PROBLEM DETAILS »
Every line in the listing is to be echoed verbatim.

═══

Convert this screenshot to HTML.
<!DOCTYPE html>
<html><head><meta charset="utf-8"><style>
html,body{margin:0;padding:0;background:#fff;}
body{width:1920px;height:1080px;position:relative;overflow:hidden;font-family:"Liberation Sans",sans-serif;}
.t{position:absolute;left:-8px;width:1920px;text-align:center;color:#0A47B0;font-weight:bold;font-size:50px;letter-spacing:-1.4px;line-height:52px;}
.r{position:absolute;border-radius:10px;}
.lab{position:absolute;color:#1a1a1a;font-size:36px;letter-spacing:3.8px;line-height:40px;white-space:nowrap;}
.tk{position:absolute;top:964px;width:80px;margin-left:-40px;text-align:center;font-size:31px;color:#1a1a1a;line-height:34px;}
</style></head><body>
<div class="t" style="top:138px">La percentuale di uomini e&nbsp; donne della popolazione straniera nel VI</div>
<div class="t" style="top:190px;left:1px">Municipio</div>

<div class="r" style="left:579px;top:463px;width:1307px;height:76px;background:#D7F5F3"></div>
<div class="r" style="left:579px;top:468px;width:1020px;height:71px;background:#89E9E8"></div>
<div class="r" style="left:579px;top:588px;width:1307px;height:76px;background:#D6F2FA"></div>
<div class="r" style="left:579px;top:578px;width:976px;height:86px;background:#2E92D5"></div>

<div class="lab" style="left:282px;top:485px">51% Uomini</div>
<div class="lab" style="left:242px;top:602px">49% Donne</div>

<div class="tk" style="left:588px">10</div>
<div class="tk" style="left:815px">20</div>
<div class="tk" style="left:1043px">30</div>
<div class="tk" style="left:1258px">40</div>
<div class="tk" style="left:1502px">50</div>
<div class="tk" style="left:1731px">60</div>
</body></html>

═══

EXERCISE ANSWER »
Convert this screenshot to HTML.
<!DOCTYPE html>
<html><head><meta charset="utf-8"><style>
html,body{margin:0;padding:0;background:#fff;}
body{width:1920px;height:1080px;position:relative;overflow:hidden;font-family:"Liberation Sans",sans-serif;}
.t{position:absolute;left:-8px;width:1920px;text-align:center;color:#0A47B0;font-weight:bold;font-size:50px;letter-spacing:-1.4px;line-height:52px;}
.r{position:absolute;border-radius:10px;}
.lab{position:absolute;color:#1a1a1a;font-size:36px;letter-spacing:3.8px;line-height:40px;white-space:nowrap;}
.tk{position:absolute;top:964px;width:80px;margin-left:-40px;text-align:center;font-size:31px;color:#1a1a1a;line-height:34px;}
</style></head><body>
<div class="t" style="top:138px">La percentuale di uomini e&nbsp; donne della popolazione straniera nel VI</div>
<div class="t" style="top:190px;left:1px">Municipio</div>

<div class="r" style="left:579px;top:463px;width:1307px;height:76px;background:#D7F5F3"></div>
<div class="r" style="left:579px;top:468px;width:1020px;height:71px;background:#89E9E8"></div>
<div class="r" style="left:579px;top:588px;width:1307px;height:76px;background:#D6F2FA"></div>
<div class="r" style="left:579px;top:578px;width:976px;height:86px;background:#2E92D5"></div>

<div class="lab" style="left:282px;top:485px">51% Uomini</div>
<div class="lab" style="left:242px;top:602px">49% Donne</div>

<div class="tk" style="left:588px">10</div>
<div class="tk" style="left:815px">20</div>
<div class="tk" style="left:1043px">30</div>
<div class="tk" style="left:1258px">40</div>
<div class="tk" style="left:1502px">50</div>
<div class="tk" style="left:1731px">60</div>
</body></html>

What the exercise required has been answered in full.